Like many another aspect of our ever more ossified public life, the terrorism panic currently underway is following increasingly ritualised forms.
Yesterday, exactly as the vile butchers of Islamic State would want, the Prime Minister hysterically warned that beheadings like that of James Foley could happen in Australia. Yes, Prime Minister, that’s exactly why IS chose an executioner with a British accent, to induce hysteria from people like you. Like the UK’s David Cameron, who warned of the establishment of a “terrorist state on the shores of the Mediterranean”, Abbott is, along with IS, anxious to play up the domestic threat to his own constituents. At least there is some basis for Cameron’s concerns about domestic terrorism in the UK. There is no evidence, none of any kind, that such a threat exists in Australia.
It is, however, a very real threat in Saudi Arabia. Just this month alone, according to Al Jazeera, the Saudia Arabian government has beheaded 19 Saudi and foreign nationals — including one for “sorcery”. What’s the difference between beheading a Western journalist and beheading an individual for an entirely fictional crime? Well, one was done by a group of terrorist butchers, the other by our close ally in the War on Terror with which we have a valued trade relationship. Perhaps Andrew Robb can express our disgust at beheading people for fictional crimes next time he’s in Riyadh.
It’s also noteworthy that beheadings in Iraq are being used explicitly to justify further increases in the powers of intelligence and law enforcement agencies here at the expense of individuals’ basic rights and justify massive increases in the budgets of those agencies. Remember that the anti-terrorism laws established by the Howard government (partly in response to the increase in the terrorist threat that government helped cause via the attack on Iraq) were justified as necessary to stop an insidious enemy, operating in deep secrecy, which may have had access to weapons of mass destruction, which posed a vast threat, occasionally and incorrectly called “existential”. Now, more laws and more money are apparently necessary to stop terrorists who, far from operating in secrecy, advertise themselves on social media, and who rather than using WMDs, use knives. One can only wonder which of the three logical consequences of the new demand for more powers applies: the laws we’ve had hitherto have been grossly inadequate given the threat, or our security agencies’ competence has deteriorated significantly, or the justification is nonsensical.
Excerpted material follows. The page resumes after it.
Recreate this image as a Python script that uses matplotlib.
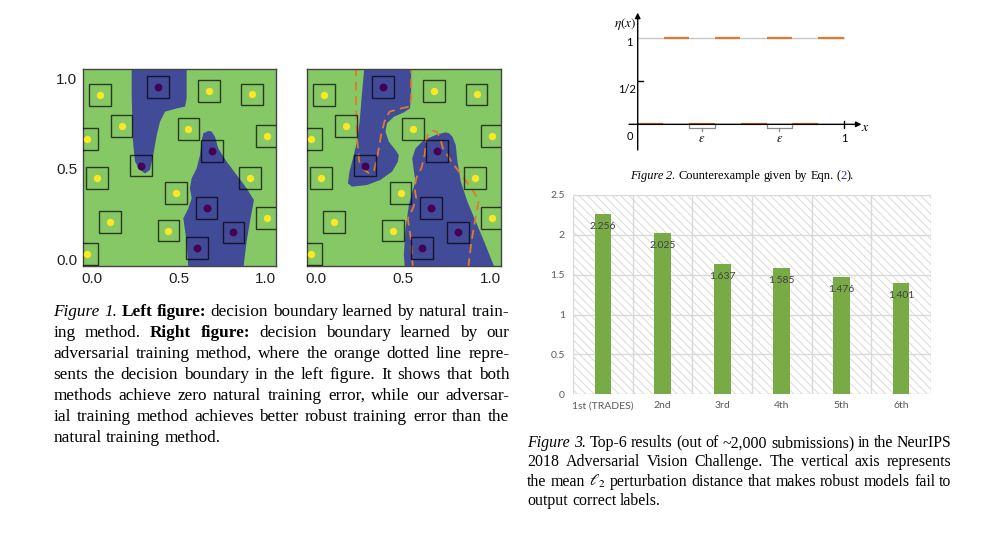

In any event, as we undertake the time-honoured “better to fight them in Iraq/Syria/Vietnam/Korea/Blenheim/Agincourt/Sparta/etc than here” debate, another ritual is being played out, with the Muslim community being targeted as insufficiently enthusiastic in the War on Terror. This time around, however, there’s been something of a variant, with both the government and intelligence agencies going out of their way to cultivate Muslim community sentiment. Typically, the government’s effort has been inept, having been built on the focus-grouped “Team Australia” theme, a line begging for parody that it has persisted with, including yesterday when Abbott made the remarkable statement that “the vast majority of Muslims in this country” wanted him as their “captain”. But the cack-handedness aside, Abbott’s inclusionary, rather than exclusionary, instincts on the issue should be commended.
This has, nonetheless, induced complaints that the government is “pandering” to Muslims. This is a long-running claim from reactionaries that the Muslim community, instead of being traduced, relentlessly surveilled, infiltrated by security agencies and treated as freaks by the tabloid media, wield some secret influence that makes Western governments bend over backwards to oblige them. Andrew Bolt criticised the government’s decision not to proceed with changes to the Racial Discrimination Act as evidence of a willingness to “assimilate to immigrant values” of “Muslims, jihadists, people from the Middle East”. The Western Australian Liberals savaged Abbott and compared him to Neville Chamberlain, with one senior figure calling the RDA backdown an “unconditional surrender” to the “narrow interest groups” such as the Muslim community. News Corp’s in-house bloviator Piers Akerman also accused Liberal MPs like Craig Laundy, a vocal opponent of the RDA changes, and Labor of “pandering” to Muslim constituents.
And as always, Muslims are called upon to (presumably taking time out from their busy schedule of being pandered to by governments) condemn various terrorist atrocities, just like, um, white male conservatives are called upon to condemn the actions of white male conservative terrorists. The reluctance of many in the Muslim community to join in this elaborate charade of terrorism hysteria is in turn portrayed as evidence of their fundamental inability to “embrace Australian values”, as though there’s something quintessentially Aussie about suspending your critical faculties and allowing yourself to be used as a prop for a politician’s effort to distract from their domestic political problems by hyping terrorism.
We’ve seen all this before, in the march to war in Iraq and the inordinate grab for power by governments and security agencies in the 2000s. Now we’re doing it all again, as though it will somehow be different this time around.